We had no idea how heavy the work is in tie-dye. They fill a 40-50 gal. metal tub with water and 50 pairs of pants (their most popular product). It weighs a ton! The water comes directly from the Peguche waterfall, which is a couple of miles away. They have a cistern in the ground to catch it. The water is heated by natural gas, which comes in cylinders. The gas becomes frozen (as any camper can tell you) when a good portion of it has been burned, so they dip it in the tubs to thaw it out. We needn't have worried, but it was a strange sight to see that gas cylinder bobbing in the boiling water.
The first step is to remove the gummy substance coating the fabric by boiling it for ten minutes. The fabric then turns white instead of sand color. There are about seven big tubs which they fill near to the top with a hose from the cistern and begin to heat the water to boiling. When the pants are completely white, it's time to empty the water, which takes tremendous strength. The full tub is so heavy they can't lift it very far, so they put it on its side on the cement floor and let the water run out and into the drain. The use their rubber-booted feet inside a big laundry tub of cold water to rinse the boiled pants. Then they pour the water out, wring the pants very tightly by hand and begin to fold and then tie the folds very tightly. It takes a lot of force to tie them so tight, (their arms look like brown steel) and a memory for what the tying pattern produces when it's unfolded that is remarkable in the extreme. Even so, Carlos noted that there is always some unexpected thing that has happened with the tying, so no two designs are the same.
They know exactly how many spoons of which color to mix to get the exact shade desired. Then with the cold water process, they add salt to the dye and paint the folds with a regular 3-inch paintbrush. They made two beautiful sarongs or "kangas" in this way by painting several colors on each side of the flattened circular bundle they had tied. It was like watching a magician to see them open the dyed fabric! He noted that with the cold-water process, that although the salt helps, the pieces have to be dried in the sunlight in order to fix the dyes.
With the hot-water process, they fill the tubs again with clean water and the mixed dye, then fold and tie the pants one by one. There are about fifty patterns of tying they know by heart, some of which have names, like "disastre," "churro," "rayas," and "chinguas." After about ten minutes in the boiling water, the dye is permanent. They take the pants out that they've dyed, untie them and retie them in another pattern and boil them in another color for ten minutes. In this way they can use about fourteen colors at once. When they are taken out and untied, they have shrunk (that's the reason they are cut two sizes too large). They are then dipped in a fixative solution containing salt and a commercial fixative. The pants are wrung when they are taken out of the second dye bath, and we could see the color coming out with the water. But after they've been in the fixative, the water comes out clear. When they are fully opened and hung to dry, it was jaw-dropping to see the beautiful and intricate patterns created. It was like science magic.

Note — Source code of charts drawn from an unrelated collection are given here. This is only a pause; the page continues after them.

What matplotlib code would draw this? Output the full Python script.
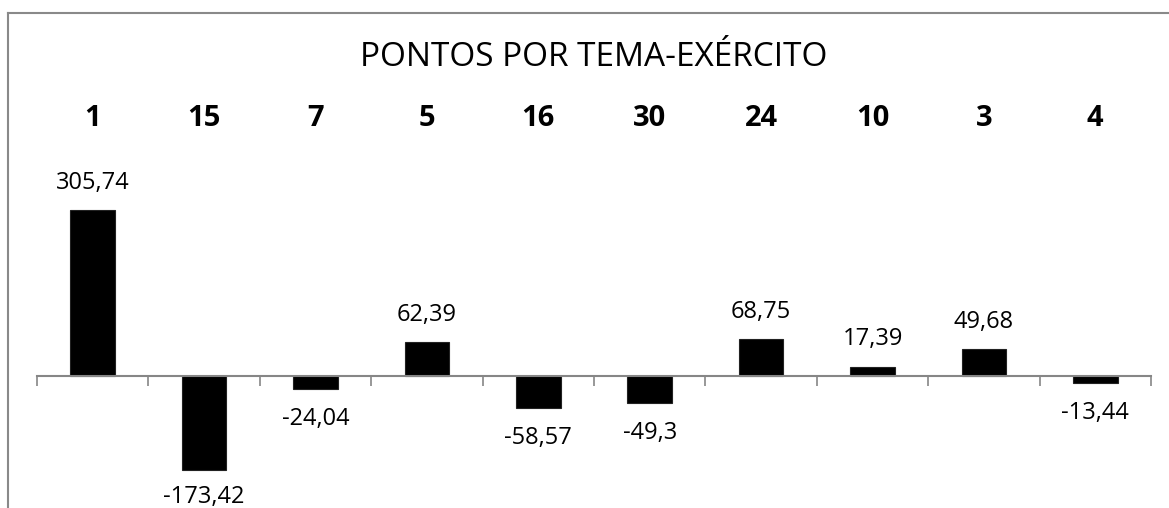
import matplotlib.pyplot as plt
from matplotlib.lines import Line2D

plt.rcParams['font.family'] = ['Open Sans', 'DejaVu Sans']

# dados
temas = ['1', '15', '7', '5', '16', '30', '24', '10', '3', '4']
pontos = [305.74, -173.42, -24.04, 62.39, -58.57, -49.3, 68.75, 17.39, 49.68, -13.44]
titulo = 'PONTOS POR TEMA-EXÉRCITO'

W, H = 1169, 508
fig = plt.figure(figsize=(W / 100, H / 100), dpi=100)

# area do grafico em pixels
x0, x1 = 37, 1151
ytop = 150
ax = fig.add_axes([x0 / W, 0, (x1 - x0) / W, (H - ytop) / H])

pos = list(range(len(temas)))
ax.bar(pos, pontos, width=0.4, color='black', edgecolor='#222222', linewidth=0.8)
ax.set_xlim(-0.5, len(temas) - 0.5)
ax.set_ylim(-243.3, 416.6)

for p, v in zip(pos, pontos):
    txt = str(v).replace('.', ',')
    if v >= 0:
        ax.annotate(txt, (p, v), xytext=(0, 19.5), textcoords='offset points',
                    ha='center', va='center', fontsize=17)
    else:
        # rotulo abaixo da barra, sem sair da figura
        yb = ax.transData.transform((p, v))[1]
        off = min(21.5, (yb - 11) * 0.72)
        ax.annotate(txt, (p, v), xytext=(0, -off), textcoords='offset points',
                    ha='center', va='center', fontsize=17)

for s in ['left', 'right', 'top']:
    ax.spines[s].set_visible(False)
ax.spines['bottom'].set_position(('data', 0))
ax.spines['bottom'].set_color('#868686')
ax.spines['bottom'].set_linewidth(1.5)
ax.set_yticks([])

ax.set_xticks(pos)
ax.set_xticklabels(temas, fontsize=21, fontweight='bold')
ax.tick_params(axis='x', which='major', length=0, bottom=False, top=True,
               labelbottom=False, labeltop=True, pad=12)
ax.set_xticks([i - 0.5 for i in range(len(temas) + 1)], minor=True)
ax.tick_params(axis='x', which='minor', length=7.2, width=1.2, color='#868686',
               direction='out', bottom=True, top=False)

fig.text(594 / W, 1 - 57 / H, titulo, ha='center', va='center', fontsize=24)

# borda da area do grafico
fig.add_artist(Line2D([8 / W, 8 / W], [0, 1 - 13 / H], color='#898989', lw=1.5))
fig.add_artist(Line2D([8 / W, 1], [1 - 13 / H, 1 - 13 / H], color='#898989', lw=1.5))

fig.savefig('out.png', dpi=100)
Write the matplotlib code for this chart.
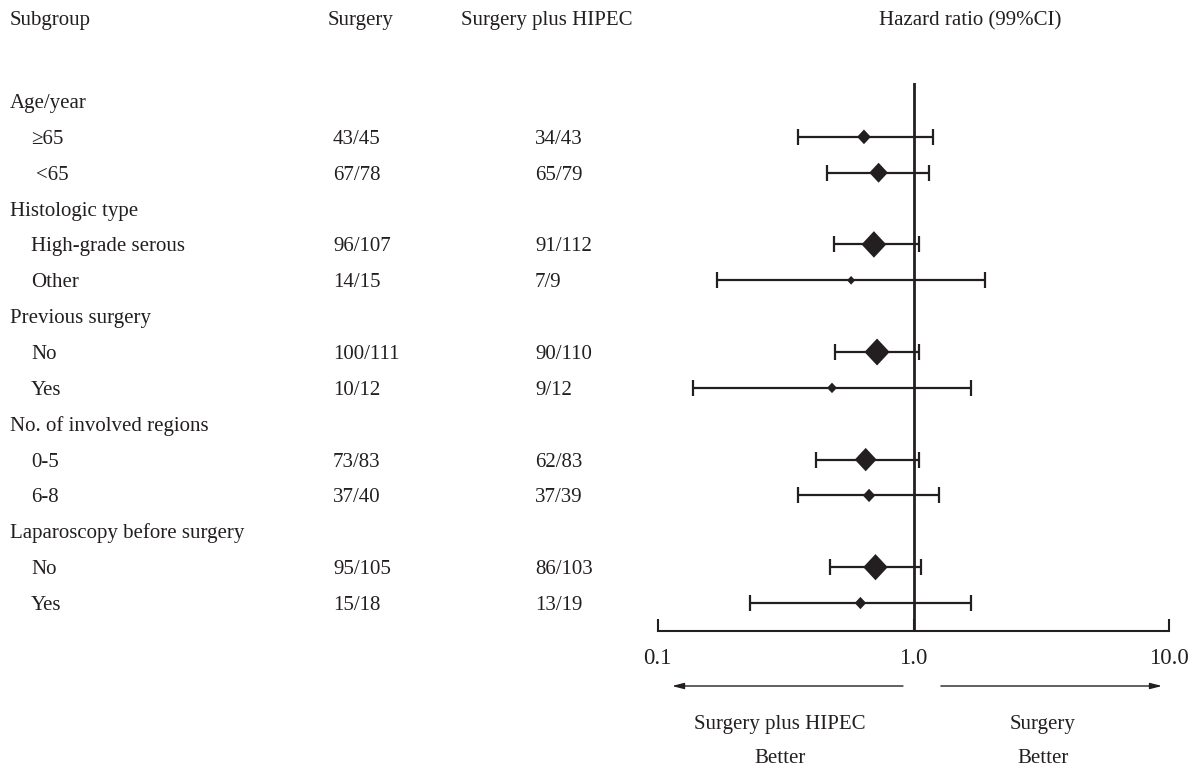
import numpy as np
import matplotlib
matplotlib.use("Agg")
import matplotlib.pyplot as plt

# ---------------- data ----------------
row_labels = ["Age/year", "\u226565", "<65",
              "Histologic type", "High-grade serous", "Other",
              "Previous surgery", "No", "Yes",
              "No. of involved regions", "0-5", "6-8",
              "Laparoscopy before surgery", "No", "Yes"]
is_group = [True, False, False, True, False, False, True, False, False,
            True, False, False, True, False, False]
surgery = ["", "43/45", "67/78", "", "96/107", "14/15", "", "100/111", "10/12",
           "", "73/83", "37/40", "", "95/105", "15/18"]
hipec = ["", "34/43", "65/79", "", "91/112", "7/9", "", "90/110", "9/12",
         "", "62/83", "37/39", "", "86/103", "13/19"]
hr = [np.nan, 0.64, 0.73, np.nan, 0.70, 0.57, np.nan, 0.72, 0.48,
      np.nan, 0.65, 0.67, np.nan, 0.71, 0.62]
ci_lo = [np.nan, 0.354, 0.46, np.nan, 0.488, 0.17, np.nan, 0.495, 0.138,
         np.nan, 0.417, 0.352, np.nan, 0.473, 0.23]
ci_hi = [np.nan, 1.19, 1.15, np.nan, 1.05, 1.91, np.nan, 1.05, 1.67,
         np.nan, 1.05, 1.26, np.nan, 1.07, 1.67]
# relative weight of each estimate (box area)
weights = [0, 19.6, 36.1, 0, 64.0, 6.9, 0, 66.0, 10.0,
           0, 49.7, 16.1, 0, 62.5, 13.7]
headers = ["Subgroup", "Surgery", "Surgery plus HIPEC", "Hazard ratio (99%CI)"]
xticks = [0.1, 1.0, 10.0]
xticklabels = ["0.1", "1.0", "10.0"]

# ---------------- style ----------------
W, H = 1196, 767
C = "#231f20"
FONT = ["Liberation Serif", "DejaVu Serif"]
FS = 15
plt.rcParams["font.family"] = FONT

fig = plt.figure(figsize=(W / 100, H / 100), dpi=100)

def ftext(x, y, s, **kw):
    # y is the visual centre (mid cap-height) in pixels from top
    kw.setdefault("fontsize", FS)
    kw.setdefault("color", C)
    fig.text(x / W, 1 - (y + 7) / H, s, va="baseline", **kw)

row0, dy = 101.0, 35.86
ax_top_px, ax_bot_px = 83.0, 631.0
x01_px, x10_px = 657.7, 1169.4

ax = fig.add_axes([x01_px / W, 1 - ax_bot_px / H,
                   (x10_px - x01_px) / W, (ax_bot_px - ax_top_px) / H])
ax.set_xscale("log")
ax.set_xlim(0.1, 10)
ax.set_ylim((ax_bot_px - row0) / dy, (ax_top_px - row0) / dy)

# headers
ftext(10, 18, headers[0])
ftext(328, 18, headers[1])
ftext(461, 18, headers[2])
ftext(970, 18, headers[3], ha="center")

# rows
hr_a = np.array(hr)
lo_a = np.array(ci_lo)
hi_a = np.array(ci_hi)
w_a = np.array(weights)
ys = np.arange(len(row_labels))
for i, lab in enumerate(row_labels):
    ypx = row0 + i * dy
    if is_group[i]:
        ftext(10, ypx, lab)
    else:
        xoff = 36 if lab.startswith("<") else 31
        ftext(xoff, ypx, lab)
        ftext(333, ypx, surgery[i])
        ftext(535, ypx, hipec[i])

mask = ~np.isnan(hr_a)

ax.axvline(1.0, color=C, lw=2.0, zorder=1)
ax.errorbar(hr_a[mask], ys[mask],
            xerr=[hr_a[mask] - lo_a[mask], hi_a[mask] - hr_a[mask]],
            fmt="none", ecolor=C, elinewidth=1.6, capsize=5.5, capthick=1.6,
            zorder=2)
diamond = [(0, -1.07), (1, 0), (0, 1.07), (-1, 0), (0, -1.07)]
ax.scatter(hr_a[mask], ys[mask], s=5.7 * w_a[mask], marker=diamond,
           color=C, zorder=3, linewidths=0)

for sp in ["top", "left", "right"]:
    ax.spines[sp].set_visible(False)
ax.spines["bottom"].set_linewidth(1.5)
ax.spines["bottom"].set_color(C)
ax.set_yticks([])
ax.set_xticks(xticks)
ax.set_xticklabels(xticklabels)
ax.xaxis.set_minor_locator(matplotlib.ticker.NullLocator())
ax.tick_params(axis="x", direction="in", length=9, width=1.5, color=C,
               labelsize=16.5, labelcolor=C, pad=12)
ax.patch.set_alpha(0)

# arrows
arr_y = H - 686
for x0, x1 in [(0.909, 0.1137), (1.279, 9.36)]:
    ax.annotate("", xy=(x1, arr_y), xytext=(x0, arr_y),
                xycoords=("data", "figure pixels"),
                textcoords=("data", "figure pixels"),
                arrowprops=dict(arrowstyle="-|>,head_length=0.7,head_width=0.18",
                                color=C, lw=1.0, shrinkA=0, shrinkB=0))

ftext(780, 722, "Surgery plus HIPEC", ha="center")
ftext(780, 756, "Better", ha="center")
ftext(1043, 722, "Surgery", ha="center")
ftext(1043, 756, "Better", ha="center")

fig.savefig("out.png", dpi=100)
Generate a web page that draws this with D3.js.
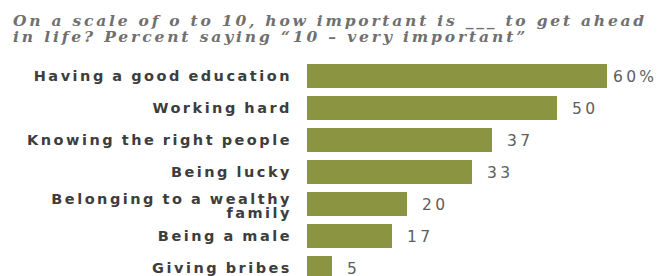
<!DOCTYPE html>
<html><head><meta charset="utf-8">
<script src="https://cdn.jsdelivr.net/npm/d3@7"></script>
<style>
html,body{margin:0;padding:0;background:#fff;}
svg{display:block;}
</style></head>
<body>
<svg id="chart" width="665" height="276"></svg>
<script>
const titleLines = ["On a scale of o to 10, how important is ___ to get ahead", "in life? Percent saying \u201c10 \u2013 very important\u201d"];
const categories = [["Having a good education"], ["Working hard"], ["Knowing the right people"], ["Being lucky"], ["Belonging to a wealthy", "family"], ["Being a male"], ["Giving bribes"]];
const values = [60, 50, 37, 33, 20, 17, 5];
const valueLabels = ["60%", "50", "37", "33", "20", "17", "5"];

const svg = d3.select("#chart");
const keys = categories.map(c => c.join(" "));

const x = d3.scaleLinear().domain([0, 60]).range([307, 607]);
const y = d3.scaleBand().domain(keys).range([60, 60 + 32 * 7]).paddingInner(0.25).paddingOuter(0.125);

// title
const title = svg.append("g");
const titleWidths = [634, 515];
titleLines.forEach((t, i) => {
  const tx = title.append("text")
    .attr("x", 13).attr("y", 26 + i * 16)
    .attr("font-family", "DejaVu Serif").attr("font-style", "italic").attr("font-weight", "bold")
    .attr("font-size", 15.5).attr("fill", "#707070")
    .text(t);
  const w = tx.node().getComputedTextLength();
  tx.attr("letter-spacing", (titleWidths[i] - w) / t.length);
});

// bars
svg.append("g").selectAll("rect").data(values).join("rect")
  .attr("x", x(0))
  .attr("y", (d, i) => y(keys[i]))
  .attr("width", d => x(d) - x(0))
  .attr("height", y.bandwidth())
  .attr("fill", "#8b9440");

// category labels
const lab = svg.append("g");
categories.forEach((lines, i) => {
  const cy = y(keys[i]) + y.bandwidth() / 2;
  const n = lines.length;
  lines.forEach((l, j) => {
    lab.append("text")
      .attr("x", 292).attr("text-anchor", "end")
      .attr("y", cy + (j - (n - 1) / 2) * 14 + 5 + (n > 1 ? 2 : 0))
      .attr("font-family", "DejaVu Sans").attr("font-weight", "bold")
      .attr("font-size", 14.5).attr("letter-spacing", 2.5).attr("word-spacing", -1)
      .attr("fill", "#3d3d3d")
      .text(l);
  });
});

// value labels
svg.append("g").selectAll("text").data(values).join("text")
  .attr("x", (d, i) => x(d) + (i === 0 ? 6 : 15))
  .attr("y", (d, i) => y(keys[i]) + y.bandwidth() / 2 + 5.5)
  .attr("font-family", "DejaVu Sans")
  .attr("font-size", 15.5).attr("letter-spacing", 3.3).attr("fill", "#5e5e5e")
  .text((d, i) => valueLabels[i]);
</script>
</body></html>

When they're dry, Sulema irons them. Then each pair of pants is stamped with a bleach solution to make white patterns on front and back. The stamps are made of molded white rubber and usually have some type of Galapagos animal on them. There are also stylized suns, geometric patterns and other designs they create--about 30 stamps that we saw. The finished pieces are hung for the bleach to dry and then they're packed in big bunches and delivered for export. We had no words to express our awe at the amount of labor, water, and natural gas that this process takes.
Carlos noted that the government wants to encourage the use of electricity, because it's cheaper, so they are planning to raise the cost of a canister of gas from the current price, $2, up to $25. This would likely put him out of business. He's worried, but, "¿Que haces?" What can you do?
Carlos' hope is that his art (and it is exactly that) can get well-known in countries all around the world, so that he can take good care of their children and his workers can get ahead, too.
We decided when the process was complete that we would wait for Saya to come home from school so we could take her picture. We walked about the town of Peguche and visited a store called "El Gran Condor." This beautiful shop is part museum. As soon as we walked in, the receptionist asked if we would like to see the traditional weaving process, including carding, spinning and dyeing the wool. Of course we did, so she demonstrated all the different parts of that process. The shop is a cooperative of about 15 families, and the quality was so much higher than anything we've seen--anywhere--that we were again astounded. For that quality of weaving and finishing, we would have expected to pay twice as much in the U.S. or Ireland.
Returning to the Pastillos' house, we worked a bit on reporting the morning's work and Saya returned. We added her photos to a slideshow (complete with Andean music) Vincent had created while I typed up the report of our visit. They were able to download it onto their computer. They seemed just as fascinated with that process as we had been with the dyeing, and thrilled to have that record of their work and their family. We were just as thrilled as they were.
It is just astonishing how many different gifts and talents there are in the world, and how amazing it seems to us when we share them. Don't miss the pictures--they are out of this world.
We are going everywhere in the buses now, the only gringos on board, ever. The cost is 25 cents each, and the buses are clean. They only really get crowded at four to five in the afternoon, when the kids are getting out of school. It's quite a neat system!